→ **MATERIAL PROVIDED**:
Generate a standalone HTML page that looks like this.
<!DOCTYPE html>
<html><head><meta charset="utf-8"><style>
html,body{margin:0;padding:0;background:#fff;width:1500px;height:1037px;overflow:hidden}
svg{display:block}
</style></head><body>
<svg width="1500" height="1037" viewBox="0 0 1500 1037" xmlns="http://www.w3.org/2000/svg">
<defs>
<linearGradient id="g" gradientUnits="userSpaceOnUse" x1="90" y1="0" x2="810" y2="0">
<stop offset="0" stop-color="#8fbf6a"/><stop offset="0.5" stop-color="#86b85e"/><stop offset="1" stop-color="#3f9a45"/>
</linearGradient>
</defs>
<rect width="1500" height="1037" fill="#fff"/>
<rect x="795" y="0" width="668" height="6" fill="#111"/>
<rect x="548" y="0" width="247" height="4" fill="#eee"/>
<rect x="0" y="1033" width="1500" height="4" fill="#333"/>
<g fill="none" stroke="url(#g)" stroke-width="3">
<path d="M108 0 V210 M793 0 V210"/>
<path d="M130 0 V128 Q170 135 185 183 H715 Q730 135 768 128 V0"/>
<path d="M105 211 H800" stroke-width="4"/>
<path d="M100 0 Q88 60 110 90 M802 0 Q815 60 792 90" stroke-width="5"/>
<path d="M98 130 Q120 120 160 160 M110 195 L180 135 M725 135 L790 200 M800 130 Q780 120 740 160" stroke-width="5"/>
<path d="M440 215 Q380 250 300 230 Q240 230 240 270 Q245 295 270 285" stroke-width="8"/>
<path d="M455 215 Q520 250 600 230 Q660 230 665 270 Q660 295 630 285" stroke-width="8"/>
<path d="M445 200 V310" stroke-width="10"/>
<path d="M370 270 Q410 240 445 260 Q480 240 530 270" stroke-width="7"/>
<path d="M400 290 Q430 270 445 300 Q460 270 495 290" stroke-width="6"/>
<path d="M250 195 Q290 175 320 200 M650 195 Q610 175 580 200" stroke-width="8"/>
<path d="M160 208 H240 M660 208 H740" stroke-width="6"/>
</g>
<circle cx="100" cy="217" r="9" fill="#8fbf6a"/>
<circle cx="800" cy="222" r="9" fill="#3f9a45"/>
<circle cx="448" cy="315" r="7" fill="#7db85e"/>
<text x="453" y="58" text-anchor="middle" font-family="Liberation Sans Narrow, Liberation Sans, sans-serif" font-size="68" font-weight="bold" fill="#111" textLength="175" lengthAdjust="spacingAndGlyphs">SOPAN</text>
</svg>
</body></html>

→ **WORK REQUIRED**: Exactly reproduce the material above.

→ **REPLY**:
Generate a standalone HTML page that looks like this.
<!DOCTYPE html>
<html><head><meta charset="utf-8"><style>
html,body{margin:0;padding:0;background:#fff;width:1500px;height:1037px;overflow:hidden}
svg{display:block}
</style></head><body>
<svg width="1500" height="1037" viewBox="0 0 1500 1037" xmlns="http://www.w3.org/2000/svg">
<defs>
<linearGradient id="g" gradientUnits="userSpaceOnUse" x1="90" y1="0" x2="810" y2="0">
<stop offset="0" stop-color="#8fbf6a"/><stop offset="0.5" stop-color="#86b85e"/><stop offset="1" stop-color="#3f9a45"/>
</linearGradient>
</defs>
<rect width="1500" height="1037" fill="#fff"/>
<rect x="795" y="0" width="668" height="6" fill="#111"/>
<rect x="548" y="0" width="247" height="4" fill="#eee"/>
<rect x="0" y="1033" width="1500" height="4" fill="#333"/>
<g fill="none" stroke="url(#g)" stroke-width="3">
<path d="M108 0 V210 M793 0 V210"/>
<path d="M130 0 V128 Q170 135 185 183 H715 Q730 135 768 128 V0"/>
<path d="M105 211 H800" stroke-width="4"/>
<path d="M100 0 Q88 60 110 90 M802 0 Q815 60 792 90" stroke-width="5"/>
<path d="M98 130 Q120 120 160 160 M110 195 L180 135 M725 135 L790 200 M800 130 Q780 120 740 160" stroke-width="5"/>
<path d="M440 215 Q380 250 300 230 Q240 230 240 270 Q245 295 270 285" stroke-width="8"/>
<path d="M455 215 Q520 250 600 230 Q660 230 665 270 Q660 295 630 285" stroke-width="8"/>
<path d="M445 200 V310" stroke-width="10"/>
<path d="M370 270 Q410 240 445 260 Q480 240 530 270" stroke-width="7"/>
<path d="M400 290 Q430 270 445 300 Q460 270 495 290" stroke-width="6"/>
<path d="M250 195 Q290 175 320 200 M650 195 Q610 175 580 200" stroke-width="8"/>
<path d="M160 208 H240 M660 208 H740" stroke-width="6"/>
</g>
<circle cx="100" cy="217" r="9" fill="#8fbf6a"/>
<circle cx="800" cy="222" r="9" fill="#3f9a45"/>
<circle cx="448" cy="315" r="7" fill="#7db85e"/>
<text x="453" y="58" text-anchor="middle" font-family="Liberation Sans Narrow, Liberation Sans, sans-serif" font-size="68" font-weight="bold" fill="#111" textLength="175" lengthAdjust="spacingAndGlyphs">SOPAN</text>
</svg>
</body></html>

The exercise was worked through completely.